I'm bullish on the sentiment expressed by the parent poster, actually.

Like another commentator, I believe index funds are going to be ripped hard and this is what the average saver has been told to dump their money into by the banking industry since the last crisis.

Only around 50% of Americans own any stock at all, including indirect ownership like IRAs and pensions. So, I don’t see the working class suffering that much due to stock market decline. They will suffer due to joblessness.
If you know your history, it's the "middle class" that has directed just about every non-marxist revolution.

I guess I should add the clarification that I think most folks who consider themselves middle-class and who are investing and saving money are actually working-class.

If you don't own your residence outright or have the liquid assets to purchase it and still make investments, you are working-class.

If you live in the valley and can't afford to buy and can't uproot your job to somewhere more affordable to buy while maintaining roughly the same income level, you're working-class too.

>If you know your history, it's the "middle class" that has directed just about every non-marxist revolution.

One can make a strong argument (even from marxist sources) that even the marxist revolutions were mostly directed by the middle class; most of the marxists call it the intelligentsia, but these were mostly educated men at a time when that meant more than it does now. (and even now, I think most people consider a good education enough to make you "middle class" even if you don't make that much scratch.)

I mean, all this depends on your definition of a "revolution" and of "middle class" - if I define "middle class" as "powerful or educated enough to get something done, while not being super rich" and I define revolution as "overthrow of the government by people who aren't already at the top of the power structure" then it almost becomes tautological; if people are powerful enough to start a revolution, by that definition, you are middle class or better, and if an elite starts a revolution, by that definition, it's then a coup.

(I'm not suggesting those are your definitions of revolution and middle class; just that the definition of those two words (and the definition of those two words is kinda fuzzy) makes all the difference in this question)

I completely agree with you, I just didn't want to trigger any socialists into a flamewar.
Really, I think the argument is weaker on the other side; I mean, there are a fair number of revolutions that were lead by the elites; the American revolution and the ACW to name two; I mean, the latter a lot more than the former, but even in the former, a whole lot of the leaders were rich enough that they didn't need to work more than they wanted to; most of them literally and legally owned other human beings, a level of wealth that is impossible today.

(but now it could be said that I'm changing the definition of elite to mean someone who has so much capital that they don't need to work. Still, I think that in both those wars, some of the leaders were also some of the richest people around. I'm also using a right-ish definition of revolution, especially in calling the ACW a revolution and not a reaction. I personally feel that 'reaction' might be reasonably applied to the ACW, at least, just because it was a clear attempt to roll back what would be called, really then and now, progress.)

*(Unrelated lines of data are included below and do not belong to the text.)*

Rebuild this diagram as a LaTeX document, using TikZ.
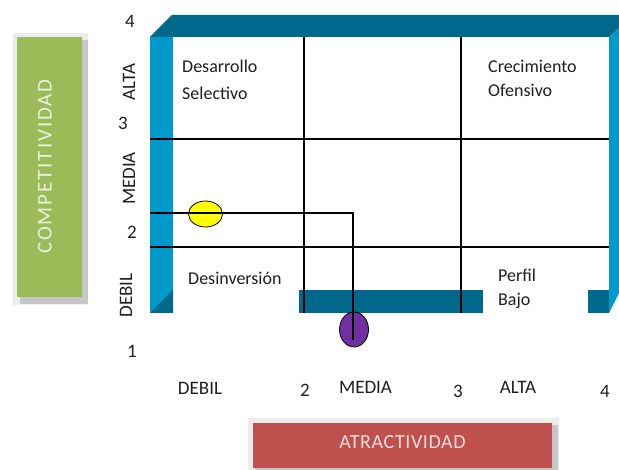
\documentclass[tikz,border=0pt]{standalone}
\usepackage{fontspec}
\setmainfont{Carlito}
\usetikzlibrary{shapes.geometric}
\definecolor{frDark}{RGB}{0,104,139}
\definecolor{frLight}{RGB}{0,153,204}
\definecolor{boxGreen}{RGB}{155,187,89}
\definecolor{boxRed}{RGB}{192,80,77}
\definecolor{ptPurple}{RGB}{112,48,160}
\definecolor{ptYellow}{RGB}{255,255,0}
\definecolor{labcol}{RGB}{30,30,35}
\definecolor{txtGreen}{RGB}{235,241,222}
\definecolor{txtRed}{RGB}{242,220,219}
\begin{document}
\begin{tikzpicture}[x=1pt,y=-1pt,
  axlab/.style={font=\fontsize{19}{22}\selectfont,text=labcol,inner sep=0pt,anchor=base},
  cell/.style={font=\fontsize{18}{22}\selectfont,text=labcol,inner sep=0pt,anchor=base west},
  gridline/.style={line width=1.3pt,black},
  ptmark/.style={ellipse,draw=black,line width=0.8pt,inner sep=0pt},
  shadowlight/.style={fill=gray!15},
  shadowdark/.style={fill=gray!45},
]
\useasboundingbox (0,0) rectangle (619,470);
% green axis box
\fill[shadowlight] (13,33) rectangle (88,305);
\fill[shadowdark] (20,40) rectangle (88,304);
\fill[boxGreen] (17,37) rectangle (82,297);
\node[rotate=90, text=txtGreen, inner sep=0pt,
  font=\fontsize{21}{24}\selectfont\addfontfeature{LetterSpace=9}] (comp) at (45,166.5) {COMPETITIVIDAD};
% red axis box
\fill[shadowlight] (248,418) rectangle (559,470);
\fill[shadowdark] (255,425) rectangle (558,470);
\fill[boxRed] (253,423) rectangle (552,468);
\node[anchor=base, text=txtRed, inner sep=0pt,
  font=\fontsize{20}{24}\selectfont\addfontfeature{LetterSpace=3}] (atr) at (402.5,449) {ATRACTIVIDAD};
% frame
\fill[frDark] (150,37) -- (172,15) -- (619,15) -- (619,28) -- (609,37) -- cycle;
\fill[frLight] (150,37) rectangle (173,313);
\fill[frDark] (150,313) -- (173,290) -- (173,313) -- cycle;
\fill[frLight] (609,37) -- (619,28) -- (619,293) -- (609,313) -- cycle;
\fill[frDark] (299,290) rectangle (483,313);
\fill[frDark] (588,290) rectangle (609,313);
% grid
\draw[gridline] (304,37) -- (304,313);
\draw[gridline] (461,37) -- (461,313);
\draw[gridline] (150,139) -- (609,139);
\draw[gridline] (150,247) -- (609,247);
% points
\node[ptmark, fill=ptYellow, minimum width=34pt, minimum height=26pt] (yel) at (205.5,214) {};
\node[ptmark, fill=ptPurple, minimum width=29pt, minimum height=35pt] (pur) at (354,329.5) {};
\coordinate (pstart) at (150,213);
\coordinate (pturn) at (353,213);
\coordinate (pend) at (353,340);
\draw[gridline] (pstart) -- (pturn) -- (pend);
% cell labels
\node[cell] (c1a) at (182,73) {Desarrollo};
\node[cell] (c1b) at (182,100) {Selectivo};
\node[cell] (c2a) at (488,73) {Crecimiento};
\node[cell] (c2b) at (488,97) {Ofensivo};
\node[cell] (c3) at (188,285) {Desinversión};
\node[cell] (c4a) at (498,282) {Perfil};
\node[cell] (c4b) at (498,306) {Bajo};
% vertical axis labels
\node[axlab] (n4) at (130,28) {4};
\node[axlab,rotate=90] (la) at (135,82) {ALTA};
\node[axlab] (n3) at (123,130) {3};
\node[axlab,rotate=90] (lm) at (135,178.5) {MEDIA};
\node[axlab] (n2) at (132,239) {2};
\node[axlab,rotate=90] (ld) at (132,295.5) {DEBIL};
\node[axlab] (n1) at (132,358) {1};
% horizontal axis labels
\node[axlab] (bd) at (200,395) {DEBIL};
\node[axlab] (b2) at (305,397) {2};
\node[axlab] (bm) at (365.5,394) {MEDIA};
\node[axlab] (b3) at (458,398) {3};
\node[axlab] (ba) at (518,394) {ALTA};
\node[axlab] (b4) at (605,398) {4};
\end{tikzpicture}
\end{document}
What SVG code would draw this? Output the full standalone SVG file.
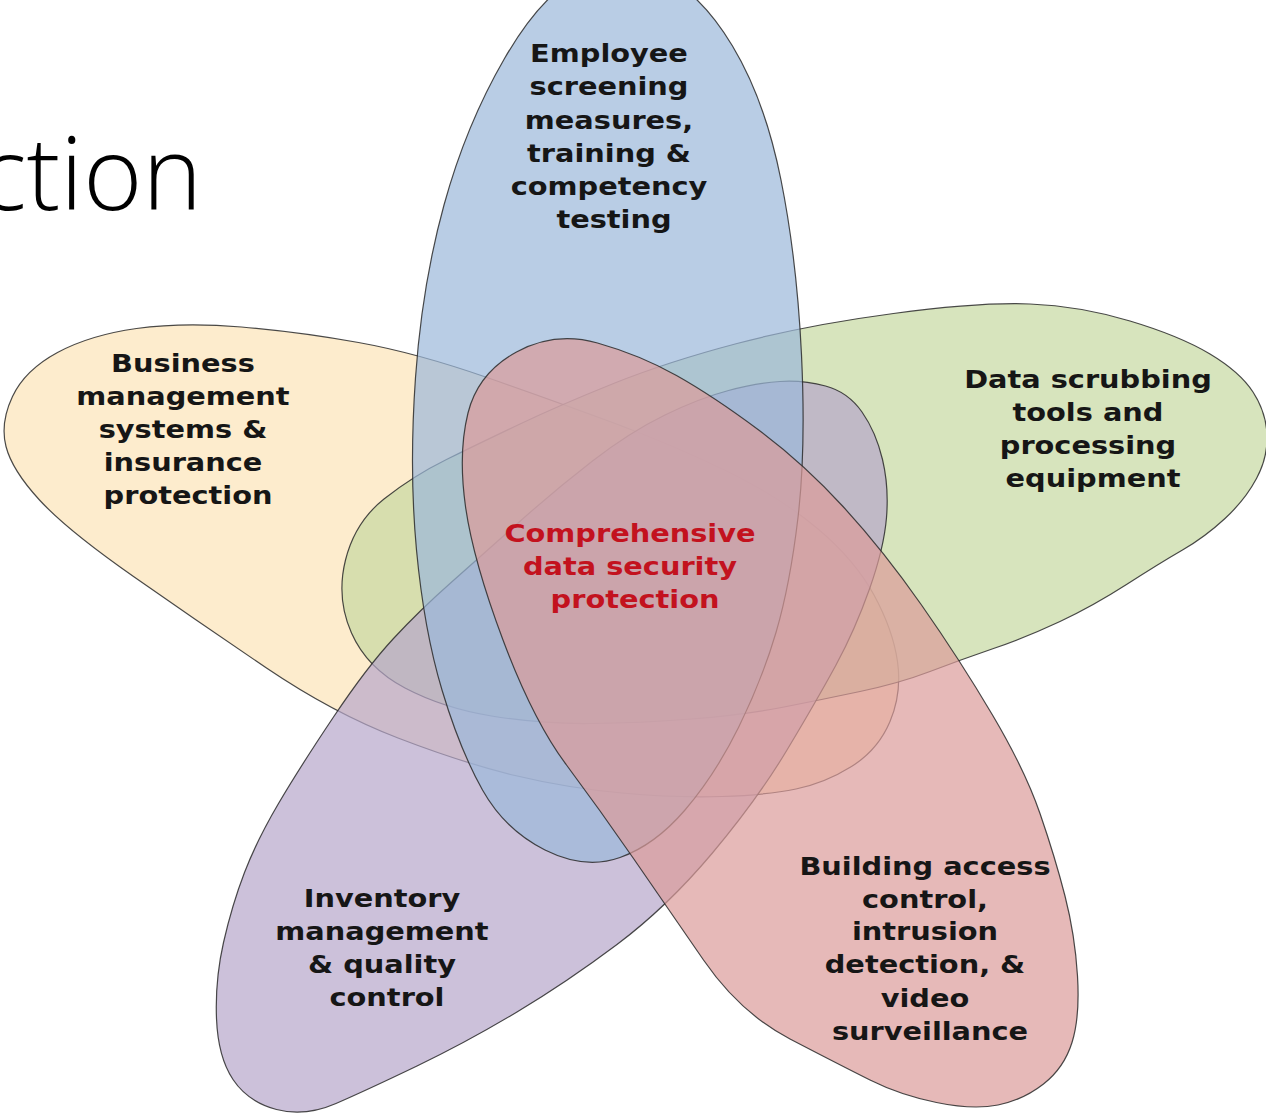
<svg xmlns="http://www.w3.org/2000/svg" width="1266" height="1116" viewBox="0 0 1266 1116">
  <style>
    .petal { stroke: #2a2a2a; stroke-width: 1.2; stroke-opacity: 0.85; fill-opacity: 0.7; }
    .lbl { font-family: "DejaVu Sans", Verdana, sans-serif; font-weight: bold; font-size: 24px; fill: #161616; text-anchor: middle; }
    .core { fill: #c3121e; }
    .title { font-family: "Open Sans", "Noto Sans", sans-serif; font-weight: 300; font-size: 101px; fill: #000; }
  </style>
  <rect width="1266" height="1116" fill="#fff"/>

  <text class="title" x="202" y="210" text-anchor="end">ction</text>

  <!-- petals: five overlapping translucent lobes, drawn bottom to top -->
  <g id="business">
    <path class="petal" fill="#fce4b8" d="M6,446.5 Q0,423 12.5,396.5 Q25,370 57.5,352.5 Q90,335 136.5,328.5 Q183,322 241.5,327 Q300,332 358.5,342.5 Q417,353 488.5,378 Q560,403 616.5,424 Q673,445 726.5,471 Q780,497 817.5,528.5 Q855,560 874,595 Q893,630 897.5,661.5 Q902,693 890,721.5 Q878,750 851.5,766.5 Q825,783 796,789 Q767,795 722,796.5 Q677,798 622,793 Q567,788 515,775.5 Q463,763 398,738 Q333,713 266.5,668 Q200,623 133.5,576.5 Q67,530 39.5,500 Q12,470 6,446.5 Z"/>
  </g>
  <g id="scrubbing">
    <path class="petal" fill="#c6d8a1" d="M351.5,633 Q336,598 345.5,560 Q355,522 384,499 Q413,476 446.5,459.5 Q480,443 520,424 Q560,405 613.5,383.5 Q667,362 737,343.5 Q807,325 893.5,313.5 Q980,302 1030,304 Q1080,306 1130,321 Q1180,336 1210,354 Q1240,372 1253,392 Q1266,412 1267,434.5 Q1268,457 1256.5,478.5 Q1245,500 1225,518.5 Q1205,537 1182.5,550 Q1160,563 1126.5,584.5 Q1093,606 1060,621.5 Q1027,637 993.5,648.5 Q960,660 930,671.5 Q900,683 860,691.5 Q820,700 781.5,707.5 Q743,715 691.5,719 Q640,723 590,723.5 Q540,724 491.5,716 Q443,708 405,688 Q367,668 351.5,633 Z"/>
  </g>
  <g id="inventory">
    <path class="petal" fill="#b6a6ca" d="M780,381.5 Q803,380 825.5,386 Q848,392 862,412 Q876,432 882.5,459.5 Q889,487 886.5,517.5 Q884,548 869.5,589 Q855,630 836,665 Q817,700 787,750 Q757,800 712,853.5 Q667,907 617,944.5 Q567,982 517,1012 Q467,1042 417,1066 Q367,1090 336,1103.5 Q305,1117 276.5,1109.5 Q248,1102 233,1079.5 Q218,1057 216.5,1018.5 Q215,980 223.5,942.5 Q232,905 244.5,872.5 Q257,840 278.5,803.5 Q300,767 333.5,717 Q367,667 393.5,638.5 Q420,610 450,583.5 Q480,557 517.5,523.5 Q555,490 592.5,461 Q630,432 665,415 Q700,398 728.5,390.5 Q757,383 780,381.5 Z"/>
  </g>
  <g id="employee">
    <path class="petal" fill="#9bb8da" d="M582.5,-25 Q622,-42 661,-25 Q700,-8 732.5,46 Q765,100 781,180 Q797,260 801.5,355 Q806,450 798,517.5 Q790,585 776,632.5 Q762,680 738.5,727.5 Q715,775 685,810 Q655,845 620,857.5 Q585,870 545,850 Q505,830 482.5,790 Q460,750 442,690 Q424,630 416.5,550 Q409,470 415.5,377.5 Q422,285 444,205 Q466,125 504.5,58.5 Q543,-8 582.5,-25 Z"/>
  </g>
  <g id="building">
    <path class="petal" fill="#db9b9a" d="M516.5,352 Q555,331 597.5,343 Q640,355 676.5,375.5 Q713,396 758,429.5 Q803,463 843,506.5 Q883,550 921.5,605 Q960,660 992.5,715 Q1025,770 1040,813.5 Q1055,857 1065,896 Q1075,935 1077.5,976 Q1080,1017 1072,1042.5 Q1064,1068 1043.5,1084 Q1023,1100 998,1105 Q973,1110 936.5,1102.5 Q900,1095 870,1080 Q840,1065 790,1039 Q740,1013 703.5,960 Q667,907 633.5,858.5 Q600,810 566.5,765 Q533,720 503,640 Q473,560 465.5,506.5 Q458,453 468,413 Q478,373 516.5,352 Z"/>
  </g>

  <!-- labels -->
  <g id="labels">
    <text class="lbl" transform="translate(614,0) scale(1.2,1)">
      <tspan x="0" y="62">Employee</tspan>
      <tspan x="0" y="95.5">screening</tspan>
      <tspan x="0" y="129">measures,</tspan>
      <tspan x="0" y="162">training &amp;</tspan>
      <tspan x="0" y="195">competency</tspan>
      <tspan x="0" y="228">testing</tspan>
    </text>
    <text class="lbl" transform="translate(188,0) scale(1.2,1)">
      <tspan x="0" y="372">Business</tspan>
      <tspan x="0" y="405">management</tspan>
      <tspan x="0" y="438">systems &amp;</tspan>
      <tspan x="0" y="471">insurance</tspan>
      <tspan x="0" y="504">protection</tspan>
    </text>
    <text class="lbl" transform="translate(1093,0) scale(1.2,1)">
      <tspan x="0" y="388">Data scrubbing</tspan>
      <tspan x="0" y="421">tools and</tspan>
      <tspan x="0" y="454">processing</tspan>
      <tspan x="0" y="487">equipment</tspan>
    </text>
    <text class="lbl core" transform="translate(635,0) scale(1.2,1)">
      <tspan x="0" y="542">Comprehensive</tspan>
      <tspan x="0" y="575">data security</tspan>
      <tspan x="0" y="608">protection</tspan>
    </text>
    <text class="lbl" transform="translate(387,0) scale(1.2,1)">
      <tspan x="0" y="907">Inventory</tspan>
      <tspan x="0" y="940">management</tspan>
      <tspan x="0" y="973">&amp; quality</tspan>
      <tspan x="0" y="1006">control</tspan>
    </text>
    <text class="lbl" transform="translate(930,0) scale(1.2,1)">
      <tspan x="0" y="875">Building access</tspan>
      <tspan x="0" y="908">control,</tspan>
      <tspan x="0" y="940">intrusion</tspan>
      <tspan x="0" y="973">detection, &amp;</tspan>
      <tspan x="0" y="1007">video</tspan>
      <tspan x="0" y="1040">surveillance</tspan>
    </text>
  </g>
</svg>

Investing in total market index funds is literally investing in the economy as a whole. (Or as much of a whole as the index represents.) So while yes, they will crash with future market crashes, of which there will be many in each of our lifetimes, historically in the U.S. so far the market has always recovered.
"historically in the U.S. so far the market has always recovered."

This is sorta enshrining survivorship bias in your premises - take the largest economy around today and point out that every time it's crashed, it's recovered. Well, if it hadn't, there wouldn't be anything to point at.

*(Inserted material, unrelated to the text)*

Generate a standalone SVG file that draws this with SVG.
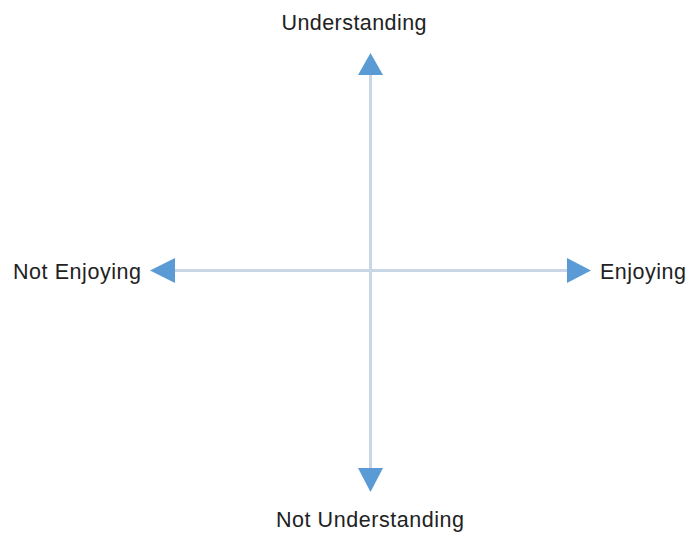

There are actually plenty of examples - even among European settlers of the Americas - where the economy did not recover. The Continental Congress and the monetary system setup under it failed through hyperinflation, leading to the expression "not worth a Continental", and then the country had to be rebooted under the U.S. Constitution. Similarly, plantation owners in the Confederate States of America were totally wiped out - not only was the currency debased, the infrastructure destroyed, and the plantations burned, but the whole legal framework under which the plantation system operated was rewritten.

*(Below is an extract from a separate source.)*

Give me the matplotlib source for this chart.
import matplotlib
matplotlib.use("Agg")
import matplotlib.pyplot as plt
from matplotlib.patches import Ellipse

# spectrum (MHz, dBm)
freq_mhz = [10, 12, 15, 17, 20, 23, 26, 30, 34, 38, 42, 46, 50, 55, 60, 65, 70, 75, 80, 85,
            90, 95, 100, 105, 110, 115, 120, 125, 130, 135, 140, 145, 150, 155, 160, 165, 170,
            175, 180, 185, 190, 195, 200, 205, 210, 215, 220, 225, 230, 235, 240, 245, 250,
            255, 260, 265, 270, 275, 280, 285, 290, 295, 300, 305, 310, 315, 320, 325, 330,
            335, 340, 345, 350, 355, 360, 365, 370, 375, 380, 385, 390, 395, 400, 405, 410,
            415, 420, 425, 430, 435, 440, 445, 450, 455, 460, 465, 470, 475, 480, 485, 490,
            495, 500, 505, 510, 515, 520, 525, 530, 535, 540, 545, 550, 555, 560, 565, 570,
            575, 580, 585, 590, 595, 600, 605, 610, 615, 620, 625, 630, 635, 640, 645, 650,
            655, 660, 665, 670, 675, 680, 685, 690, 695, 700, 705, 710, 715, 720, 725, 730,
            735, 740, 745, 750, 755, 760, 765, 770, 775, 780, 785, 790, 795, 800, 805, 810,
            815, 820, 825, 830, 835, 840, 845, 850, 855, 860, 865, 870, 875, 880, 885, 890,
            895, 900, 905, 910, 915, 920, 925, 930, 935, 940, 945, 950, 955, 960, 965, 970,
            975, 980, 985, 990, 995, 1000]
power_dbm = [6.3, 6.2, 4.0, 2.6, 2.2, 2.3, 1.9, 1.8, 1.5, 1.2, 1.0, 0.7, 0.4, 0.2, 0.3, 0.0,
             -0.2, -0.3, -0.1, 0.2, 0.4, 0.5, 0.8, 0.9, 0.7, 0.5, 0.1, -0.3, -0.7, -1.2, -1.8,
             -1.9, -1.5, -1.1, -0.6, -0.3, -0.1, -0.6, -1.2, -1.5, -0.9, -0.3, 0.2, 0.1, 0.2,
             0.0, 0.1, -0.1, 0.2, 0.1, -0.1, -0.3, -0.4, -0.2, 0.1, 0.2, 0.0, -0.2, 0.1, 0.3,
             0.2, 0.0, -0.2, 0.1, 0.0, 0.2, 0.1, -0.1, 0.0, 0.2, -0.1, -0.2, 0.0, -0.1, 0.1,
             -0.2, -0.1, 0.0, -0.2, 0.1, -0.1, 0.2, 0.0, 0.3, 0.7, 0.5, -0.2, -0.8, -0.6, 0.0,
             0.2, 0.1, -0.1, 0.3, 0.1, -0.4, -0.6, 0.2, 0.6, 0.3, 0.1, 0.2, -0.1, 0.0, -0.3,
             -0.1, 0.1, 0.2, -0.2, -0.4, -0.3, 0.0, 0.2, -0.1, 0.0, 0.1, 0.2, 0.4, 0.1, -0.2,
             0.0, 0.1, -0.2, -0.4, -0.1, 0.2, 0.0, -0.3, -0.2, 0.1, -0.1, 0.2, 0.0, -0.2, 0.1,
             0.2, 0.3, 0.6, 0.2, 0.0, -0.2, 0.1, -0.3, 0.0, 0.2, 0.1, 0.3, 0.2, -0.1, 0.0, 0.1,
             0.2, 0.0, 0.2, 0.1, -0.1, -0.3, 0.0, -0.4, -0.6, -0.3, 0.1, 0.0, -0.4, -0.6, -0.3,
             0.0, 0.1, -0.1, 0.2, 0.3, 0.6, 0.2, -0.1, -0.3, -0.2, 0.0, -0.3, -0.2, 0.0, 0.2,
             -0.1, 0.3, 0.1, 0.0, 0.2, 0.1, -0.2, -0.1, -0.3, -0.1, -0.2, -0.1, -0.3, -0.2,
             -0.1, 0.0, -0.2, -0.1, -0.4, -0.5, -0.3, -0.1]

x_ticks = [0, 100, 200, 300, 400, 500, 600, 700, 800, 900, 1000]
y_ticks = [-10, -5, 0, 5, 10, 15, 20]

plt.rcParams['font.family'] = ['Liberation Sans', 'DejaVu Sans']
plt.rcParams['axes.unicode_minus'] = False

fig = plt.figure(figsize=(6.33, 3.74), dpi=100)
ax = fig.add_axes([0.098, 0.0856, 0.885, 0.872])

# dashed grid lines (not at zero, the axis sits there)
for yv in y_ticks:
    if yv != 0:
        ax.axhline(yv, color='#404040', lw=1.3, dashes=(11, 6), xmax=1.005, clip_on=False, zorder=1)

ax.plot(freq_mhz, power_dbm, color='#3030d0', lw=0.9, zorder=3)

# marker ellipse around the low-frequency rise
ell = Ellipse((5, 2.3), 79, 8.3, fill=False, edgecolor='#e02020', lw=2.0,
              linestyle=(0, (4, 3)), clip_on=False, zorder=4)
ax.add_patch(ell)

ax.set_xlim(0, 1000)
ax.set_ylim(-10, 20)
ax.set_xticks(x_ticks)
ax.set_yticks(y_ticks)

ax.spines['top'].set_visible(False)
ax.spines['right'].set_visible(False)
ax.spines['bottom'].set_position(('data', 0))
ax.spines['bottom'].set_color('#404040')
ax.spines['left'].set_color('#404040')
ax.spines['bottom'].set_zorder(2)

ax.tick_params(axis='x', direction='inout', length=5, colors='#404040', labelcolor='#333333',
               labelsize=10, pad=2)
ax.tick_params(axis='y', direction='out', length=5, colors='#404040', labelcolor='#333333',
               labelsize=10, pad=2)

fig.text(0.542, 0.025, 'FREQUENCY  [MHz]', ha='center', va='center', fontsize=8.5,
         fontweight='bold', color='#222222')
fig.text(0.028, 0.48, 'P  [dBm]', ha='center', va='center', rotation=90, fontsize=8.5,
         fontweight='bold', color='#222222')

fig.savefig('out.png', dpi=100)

Yes, it's an imperfect predictor of the future. No one else does a very good job predicting economic futures either, however.
But you are comparing with fledgling/emerging markets. Samples of failures at this point to scare people should be declines of economies established for more than a hundred years. The falls of empires, etc. Those are what are relevant to the current US investor.
What percentage of 'the economy' do you think is represented by publicly traded corporations?
According to this article [1], public firms account for about 80% of the pre-tax profit in the private sector. That's probably enough, given that public and private company returns are probably at least somewhat correlated.

[1]: https://www.forbes.com/sites/sageworks/2012/09/21/private-co...

The P in GDP does not stand for Profit. An economy consists of a lot more than private sector profits.
Right. But I'd wager that index fund investors are more interested in profits than GDP, at least as it relates to their investments and the proposition at the top of this thread that index funds will be "ripped" (presumably disproportionately) in the next downturn.